These alternative implementations may arrange the query word at the beginning, being advantageous for the model to analyze the query word.
In some alternative implementations of any embodiment of the present disclosure, the structure information is a vector; where the obtaining the structure information of the cell in the table includes: summing a row position, a column position a merging state and a cell token ID of the cell in the table to obtain summing information; and determining the structure information based on the summing information.
Specifically, a merging state refers to whether or not the cell is a merged cell. For example, if the cell is a merged cell, the merging state may be a vectorized result of a value 1. If the cell is not a merged cell, the merging state may be a vectorized result of a value 0. The cell token ID is a ranking of the cell in the table. For example, the cell token IDs of name, gender, and age in the above table are 1, 2, and 3, respectively. The same merged cell has only one cell token ID.
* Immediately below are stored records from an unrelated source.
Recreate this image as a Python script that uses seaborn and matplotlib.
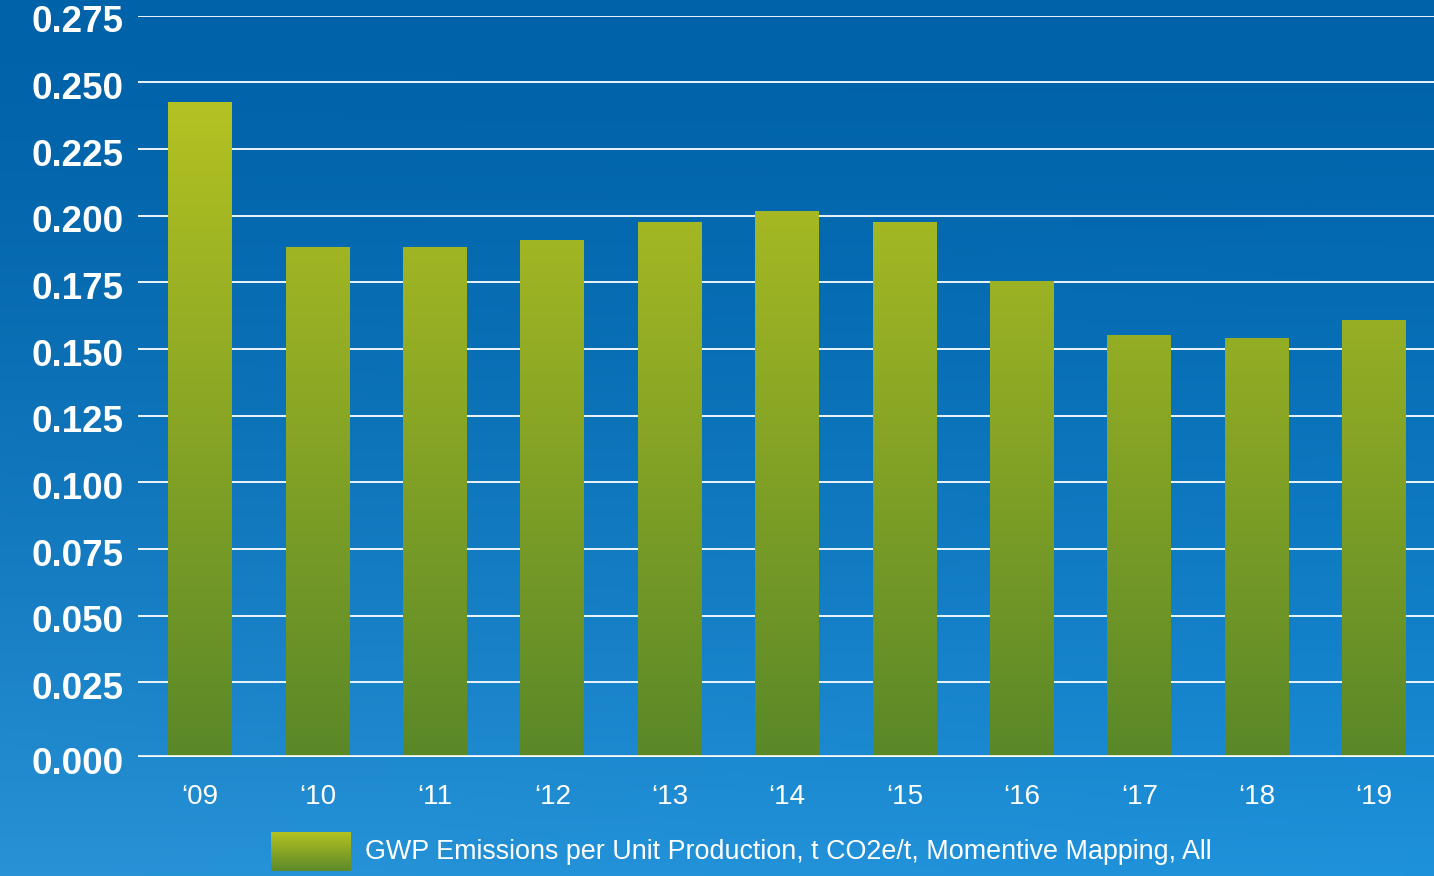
import numpy as np
import pandas as pd
import seaborn as sns
import matplotlib.pyplot as plt
import matplotlib.transforms as mtransforms
from matplotlib.colors import LinearSegmentedColormap

# --- data ---
years = ["‘09", "‘10", "‘11", "‘12", "‘13", "‘14", "‘15", "‘16", "‘17", "‘18", "‘19"]
gwp = [0.2425, 0.1884, 0.1884, 0.1910, 0.1978, 0.2019, 0.1978, 0.1757, 0.1552, 0.1541, 0.1608]
yticks = [0.000, 0.025, 0.050, 0.075, 0.100, 0.125, 0.150, 0.175, 0.200, 0.225, 0.250, 0.275]
legend_label = "GWP Emissions per Unit Production, t CO2e/t, Momentive Mapping, All"

# the original draws its zero baseline a little below the regular grid
floor = -0.0031

sns.set_theme(style="white")
plt.rcParams["font.family"] = ["Liberation Sans", "DejaVu Sans"]

W, H = 1434, 876
fig = plt.figure(figsize=(W / 100, H / 100), dpi=100)

# blue gradient background (darker top, lighter bottom, a bit more cyan to the right)
bg = fig.add_axes([0, 0, 1, 1], zorder=-10)
yy, xx = np.mgrid[0:1:200j, 0:1:200j]
top = np.array([0, 98, 168]) / 255
bottom = np.array([40, 146, 214]) / 255
t = np.clip(yy ** 1.4, 0, 1)[..., None]
rgb = top * (1 - t) + bottom * t
rgb[..., 0] -= 0.04 * xx * yy
rgb[..., 2] += 0.02 * xx * yy
bg.imshow(np.clip(rgb, 0, 1), aspect="auto", extent=[0, 1, 0, 1], origin="upper")
bg.axis("off")

# main axes
ax = fig.add_axes([138 / W, (H - 757.3) / H, 1 - 138 / W, (757.3 - 15.7) / H])
ax.patch.set_alpha(0)

df = pd.DataFrame({"year": years, "gwp": gwp})
sns.barplot(data=df, x="year", y="gwp", ax=ax, width=0.545, color="#8BA52A",
            saturation=1, zorder=3)

# bars reach down to the baseline; green gradient inside each bar
bar_cmap = LinearSegmentedColormap.from_list("bar", ["#5A8828", "#B4C222"])
grad = np.linspace(0, 1, 256).reshape(-1, 1)
for p in ax.patches:
    p.set_height(p.get_height() - floor)
    p.set_y(floor)
    im = ax.imshow(grad, cmap=bar_cmap, origin="lower", aspect="auto",
                   extent=[-1, 11, floor, max(gwp)], zorder=3)
    im.set_clip_path(p)
    p.set_facecolor("none")
    p.set_edgecolor("none")

ax.set_xlim(-0.53, 10.51)
ax.set_ylim(floor, 0.275)
ax.set_yticks([floor] + yticks[1:])
ax.set_yticklabels([f"{v:.3f}" for v in yticks], fontweight="bold", fontsize=26.5, color="white")
ax.tick_params(axis="y", length=0, pad=10.5)
ax.tick_params(axis="x", length=0, pad=19, labelsize=20, labelcolor="white")
shift = mtransforms.ScaledTranslation(0, -3 / 100, fig.dpi_scale_trans)
for lbl in ax.get_yticklabels():
    lbl.set_transform(lbl.get_transform() + shift)
ax.yaxis.grid(True, color="white", lw=1.3)
ax.set_axisbelow(True)
ax.axhline(floor, color="white", lw=2.6, zorder=4)
for s in ax.spines.values():
    s.set_visible(False)
ax.set_xlabel("")
ax.set_ylabel("")

# legend: gradient swatch + label
lax = fig.add_axes([271 / W, (H - 871) / H, 80 / W, 39 / H])
lax.imshow(grad, cmap=LinearSegmentedColormap.from_list("leg", ["#5C8A2A", "#B4C222"]),
           origin="lower", aspect="auto")
lax.axis("off")
fig.text(365 / W, (H - 852) / H, legend_label, color="white", fontsize=19.4, va="center")

fig.savefig("out.png", dpi=100)
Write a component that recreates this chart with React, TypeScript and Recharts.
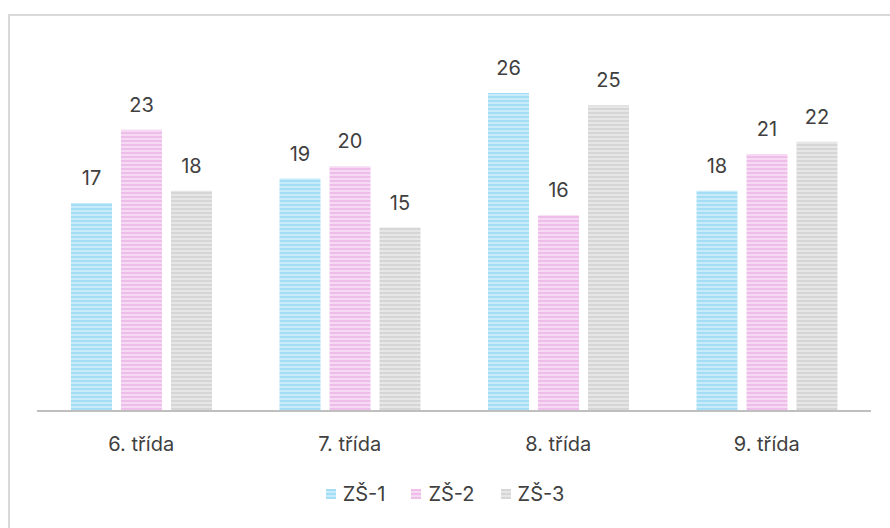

The above-mentioned execution body may determine the structure information according to the summing information in various ways. For example, the execution body may directly determine the summing information as the structure information. Alternatively, the execution body may perform a preset processing on the summing information, such as multiplying the summing information by a preset coefficient, or inputting the summing information to a preset formula or model. The above-mentioned execution body may take a result obtained after the preset processing as the structure information.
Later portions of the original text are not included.